Should an offer to resign be taken against one? I, Pusong Mamon, think not. In the real world, that is not an unusual arrangement. So what is the central point and outer limits in dealing with the SC? In my case, once a friend gets named there, I suspend the friendship. I avoid sitting Justices, save in orals. But, trial Judges you cannot help but meet. May PNoy summon Justices?
Ka Doro (columnist Amando Doronila) wrote about Macoy’s inviting the Justices to the Palace to ask them to support martial law. PDI, Oct. 1, 2014, p. A15, col. 3. JBL Reyes had just retired and CJ Roberto Concepcion weren’t invited. They would not have accepted, I don’t think. Marcos appointee Justice Secretary Dingdong Teehankee and Macoy had no idea Dingdong would be vocal in blasting martial law abuses.
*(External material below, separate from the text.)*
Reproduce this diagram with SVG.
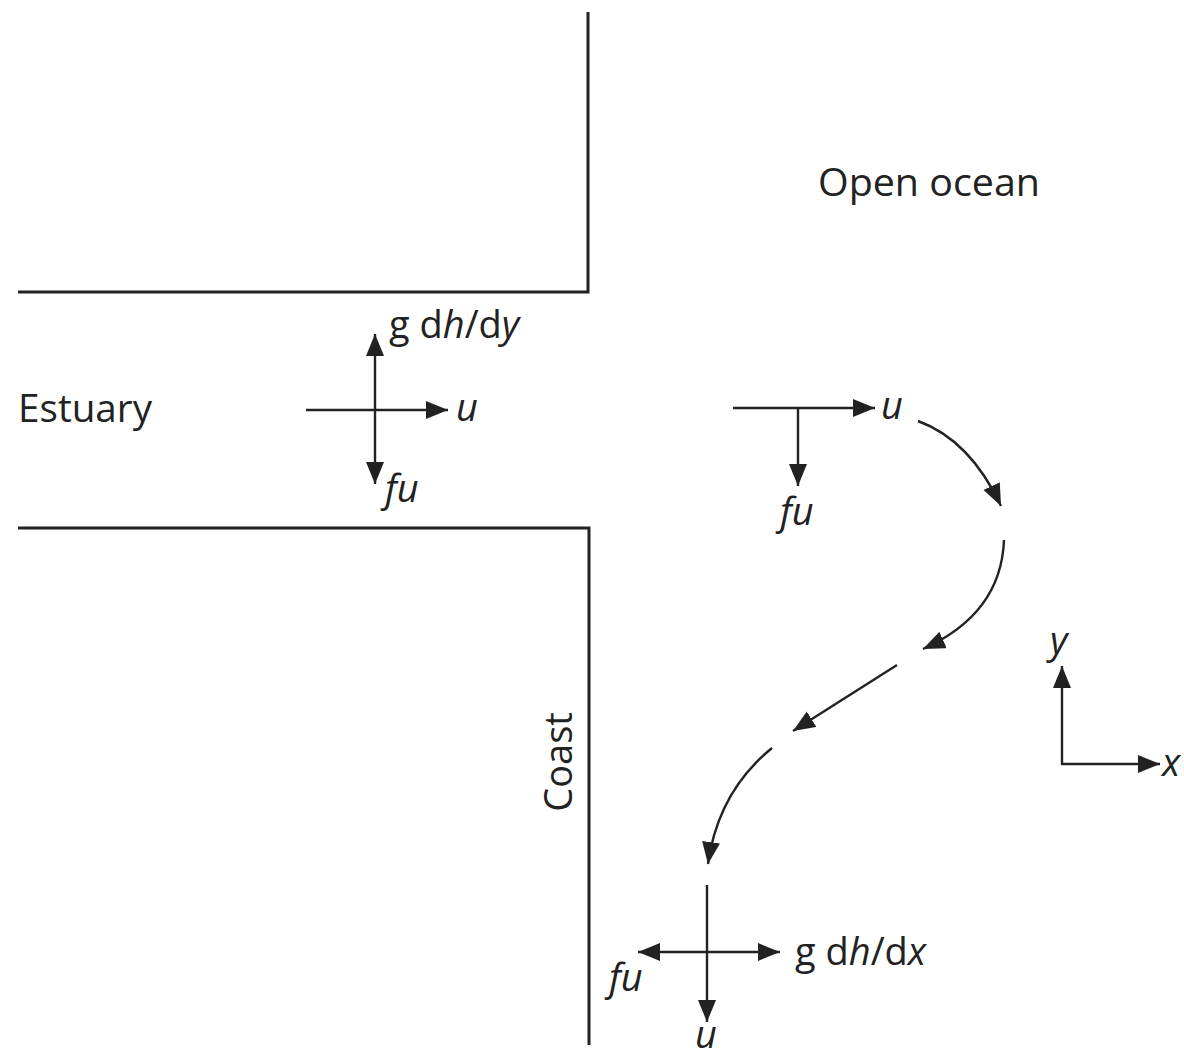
<svg xmlns="http://www.w3.org/2000/svg" width="1184" height="1059" viewBox="0 0 1184 1059">
<style>
.wall{fill:none;stroke:#222;stroke-width:3}
.ln{fill:none;stroke:#222;stroke-width:2.4}
.t{font-family:"Open Sans","Noto Sans",sans-serif;font-size:38px;fill:#222}
.i{font-style:italic}
</style>
<defs>
<marker id="ah" markerUnits="userSpaceOnUse" markerWidth="24" markerHeight="20" refX="22" refY="9" orient="auto">
<path d="M0,0 L22,9 L0,18 Z" fill="#222"/>
</marker>
</defs>
<rect width="1184" height="1059" fill="#fff"/>
<g id="walls">
<path class="wall" d="M18,292 H588 V12"/>
<path class="wall" d="M18,528 H589 V1045"/>
</g>
<g id="labels">
<text class="t" x="18" y="422" textLength="134" lengthAdjust="spacingAndGlyphs">Estuary</text>
<text class="t" x="818" y="196" textLength="222" lengthAdjust="spacingAndGlyphs">Open ocean</text>
<text class="t" transform="translate(572,762) rotate(-90)" text-anchor="middle">Coast</text>
</g>
<g id="connectors">
<line class="ln" x1="306" y1="410" x2="448" y2="410" marker-end="url(#ah)"/>
<line class="ln" x1="375" y1="410" x2="375" y2="334" marker-end="url(#ah)"/>
<line class="ln" x1="375" y1="410" x2="375" y2="484" marker-end="url(#ah)"/>
<line class="ln" x1="733" y1="408" x2="875" y2="408" marker-end="url(#ah)"/>
<line class="ln" x1="798" y1="408" x2="798" y2="486" marker-end="url(#ah)"/>
<path class="ln" d="M918,421 Q970,440 1001,506" marker-end="url(#ah)"/>
<path class="ln" d="M1004,540 C1002,592 972,627 923,649" marker-end="url(#ah)"/>
<line class="ln" x1="897" y1="665" x2="793" y2="731" marker-end="url(#ah)"/>
<path class="ln" d="M772,748 Q718,792 708,864" marker-end="url(#ah)"/>
<line class="ln" x1="707" y1="885" x2="707" y2="1022" marker-end="url(#ah)"/>
<line class="ln" x1="707" y1="952" x2="638" y2="952" marker-end="url(#ah)"/>
<line class="ln" x1="707" y1="952" x2="780" y2="952" marker-end="url(#ah)"/>
<line class="ln" x1="1062" y1="764" x2="1062" y2="666" marker-end="url(#ah)"/>
<line class="ln" x1="1061" y1="764" x2="1160" y2="764" marker-end="url(#ah)"/>
</g>
<g id="forces">
<text class="t" x="389" y="338">g d<tspan class="i">h</tspan>/d<tspan class="i">y</tspan></text>
<text class="t i" x="456" y="421">u</text>
<text class="t i" x="385" y="502">fu</text>
<text class="t i" x="881" y="419">u</text>
<text class="t i" x="780" y="525">fu</text>
<text class="t" x="795" y="965">g d<tspan class="i">h</tspan>/d<tspan class="i">x</tspan></text>
<text class="t i" x="609" y="991">fu</text>
<text class="t i" x="695" y="1048">u</text>
<text class="t i" x="1050" y="654">y</text>
<text class="t i" x="1162" y="776">x</text>
</g>
</svg>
Ka Doro quotes a Sept. 24, 1972 entry in the Marcos Diaries: “I asked Justices Claudio Teehankee, Antonio Barredo, Felix Makasiar and Felix Antonio to see us.” On Sept. 25, Macoy met Justices Fred Ruiz Castro and Salvador Esguerra and asked for their help. Ethics was among the first brutalized victims of ML.
I feel brutalized in that, speaking of my Dulce, we have a Safari she bought while in Mondragon 20 years ago (among his staff was one Noynoy Aquino) thru their coop and loan association. We are still using it, one of the things I remember her by (on top of the long luxuriant eyelashes she bequeathed to our four apos, eldest, six). The Department of Environment & Natural Resources (DENR), it is reported, may phase out 15-year-old vehicles. No matter how well-maintained?
Maybe, the agency can instead help us find our way in solving our energy crisis. Do we go nuke? “The volcanic eruption of Japan’s Mount Otake may strengthen the argument of activists campaigning to keep the country’s 48 reactors shut.” Business Mirror, Oct. 1, 2014, p. B3-3, col. 1. But, I agree with Mark Cojuangco: time to make an up-or-down decision on whether we would put on line a building costing us P40M year in upkeep. I am for moving Congress to the Muntinlupa penitentiary for administrative economy. Or to the nuke plant, where Senator Manny Pacquiao may visit his hobby or sideline site even less often. He is the PBA’s oldest rookie. And maybe the richest.
Money is the root of many evils. Another institution he will harm. The House, Senate and the PBA should not be seen as doing anything for money.